Fear is a monster of an emotion, a horrible beast that has the power to paralyse at a time when ignoring it and pushing beyond those rational apprehensions brings the most reward.
‘The heart of this desire’
I still love London, it’s this abusive relationship where you live in perpetual anxiety of the consequences of a misdemeanour but keep going back, pushing on for those moments of intimacy, that mutual love spilt only in those moments the city embraces you and lets you in to those places you didn’t think possible. An escape to another destination excites but there’s unfinished business in London, dangerous opportunities for glory and the personal completion of self created lists of place we so gleefully used to mock when dereliction was all that mattered.

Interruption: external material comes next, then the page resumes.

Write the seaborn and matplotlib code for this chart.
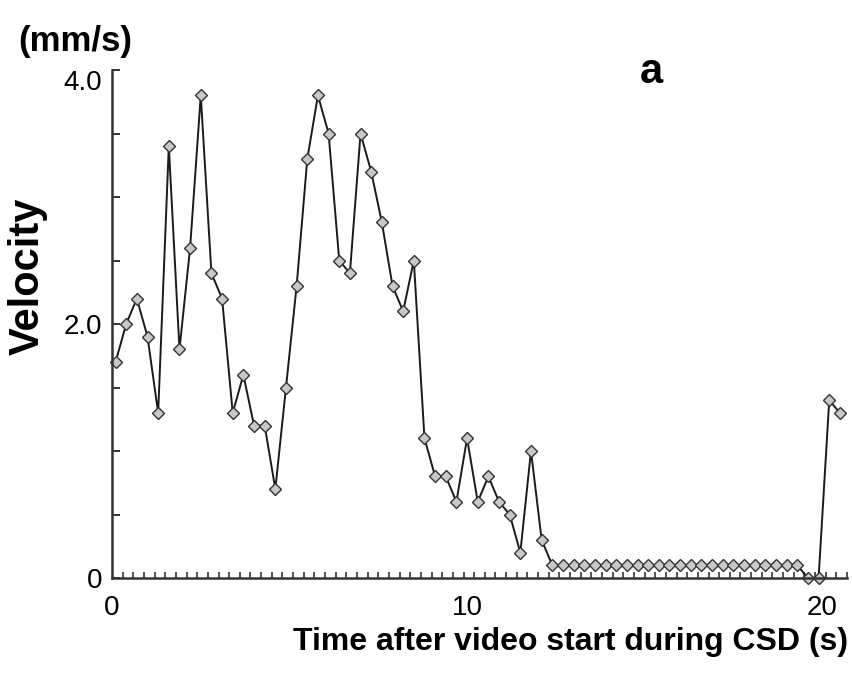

These holy grails sit there for so long, taunting us as we scratch at the door like a cat in the rain. We’ve hit so many places but again, we’ve missed so many too, through demolition, completion, concreting up of access. This drying up of aspiration within this section of the community must surely be the point upon which we step back and look at the alternatives to traditional ‘urban exploration’. Turning our playground into our living room has been as aspiration for so long and taking hold of this mass of brick, glass and steel and turning it into a space we can utilise for everything we could need must surely be the next step in this wonderful urban adventure.
‘Everything that was once new’
The city continues to grow; it always will. The new will be conquered and those so old to have been ignored by this generation will also be taken down a peg or two. Those who say that London is dead are wrong, it’s very much alive and it’s just a different angle to the city that we need to take to re-ignite the love that others are losing. One day another of these grails will surely fall with the continued hard work of those pushing on, and that is the fire at the end of this tunnel that we feed with places like NEO Bankside.